** start Supplied records **

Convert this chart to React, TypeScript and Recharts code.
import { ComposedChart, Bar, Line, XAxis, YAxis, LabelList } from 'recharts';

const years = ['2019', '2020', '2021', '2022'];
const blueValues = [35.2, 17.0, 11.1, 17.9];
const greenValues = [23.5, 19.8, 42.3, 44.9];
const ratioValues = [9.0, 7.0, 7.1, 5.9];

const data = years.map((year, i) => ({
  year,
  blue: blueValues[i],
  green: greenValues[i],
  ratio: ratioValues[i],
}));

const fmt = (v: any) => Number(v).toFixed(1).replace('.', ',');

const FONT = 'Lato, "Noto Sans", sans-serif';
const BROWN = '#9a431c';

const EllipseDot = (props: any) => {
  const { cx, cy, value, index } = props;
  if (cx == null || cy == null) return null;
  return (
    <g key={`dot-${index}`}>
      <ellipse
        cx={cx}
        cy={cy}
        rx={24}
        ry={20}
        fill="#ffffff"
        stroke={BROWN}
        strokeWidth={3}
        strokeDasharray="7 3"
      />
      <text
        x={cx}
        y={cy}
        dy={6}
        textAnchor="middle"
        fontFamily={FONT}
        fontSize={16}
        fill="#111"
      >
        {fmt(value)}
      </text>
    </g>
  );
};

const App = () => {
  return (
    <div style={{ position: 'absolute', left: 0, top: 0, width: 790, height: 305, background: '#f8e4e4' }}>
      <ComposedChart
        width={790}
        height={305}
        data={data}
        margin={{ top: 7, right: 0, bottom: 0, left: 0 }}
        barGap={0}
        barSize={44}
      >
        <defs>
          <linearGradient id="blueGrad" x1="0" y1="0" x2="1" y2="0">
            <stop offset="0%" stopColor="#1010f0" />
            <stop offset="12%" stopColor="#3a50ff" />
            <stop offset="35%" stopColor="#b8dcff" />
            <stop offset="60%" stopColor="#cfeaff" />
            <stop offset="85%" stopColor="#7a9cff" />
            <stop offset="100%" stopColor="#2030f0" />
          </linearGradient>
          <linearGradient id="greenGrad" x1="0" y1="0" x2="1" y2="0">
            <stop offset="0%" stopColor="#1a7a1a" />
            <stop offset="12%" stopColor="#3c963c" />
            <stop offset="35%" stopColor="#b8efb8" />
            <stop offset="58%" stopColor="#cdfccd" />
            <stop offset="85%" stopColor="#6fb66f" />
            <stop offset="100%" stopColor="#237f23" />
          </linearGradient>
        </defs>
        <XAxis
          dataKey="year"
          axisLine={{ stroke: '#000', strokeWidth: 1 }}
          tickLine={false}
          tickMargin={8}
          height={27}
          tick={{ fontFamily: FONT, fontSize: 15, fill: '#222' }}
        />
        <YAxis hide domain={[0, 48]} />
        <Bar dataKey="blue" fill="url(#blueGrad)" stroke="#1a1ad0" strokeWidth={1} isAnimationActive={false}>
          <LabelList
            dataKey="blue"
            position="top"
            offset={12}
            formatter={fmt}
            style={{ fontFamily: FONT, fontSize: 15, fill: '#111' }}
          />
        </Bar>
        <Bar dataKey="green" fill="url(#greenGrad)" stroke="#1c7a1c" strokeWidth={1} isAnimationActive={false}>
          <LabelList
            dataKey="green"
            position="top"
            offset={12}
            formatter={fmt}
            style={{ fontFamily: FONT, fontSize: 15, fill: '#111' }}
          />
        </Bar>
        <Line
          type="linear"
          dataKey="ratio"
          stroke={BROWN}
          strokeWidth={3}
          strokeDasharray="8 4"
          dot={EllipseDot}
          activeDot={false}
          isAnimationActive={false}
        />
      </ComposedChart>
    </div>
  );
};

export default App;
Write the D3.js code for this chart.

** end Supplied records **

- _The problem_
Return the opening line of the data and every line after it through the line containing "const ratioValues = [9.0, 7.0, 7.1, 5.9];", please, exactly as written and with nothing added.

- _Response for this exercise_
Convert this chart to React, TypeScript and Recharts code.
import { ComposedChart, Bar, Line, XAxis, YAxis, LabelList } from 'recharts';

const years = ['2019', '2020', '2021', '2022'];
const blueValues = [35.2, 17.0, 11.1, 17.9];
const greenValues = [23.5, 19.8, 42.3, 44.9];
const ratioValues = [9.0, 7.0, 7.1, 5.9];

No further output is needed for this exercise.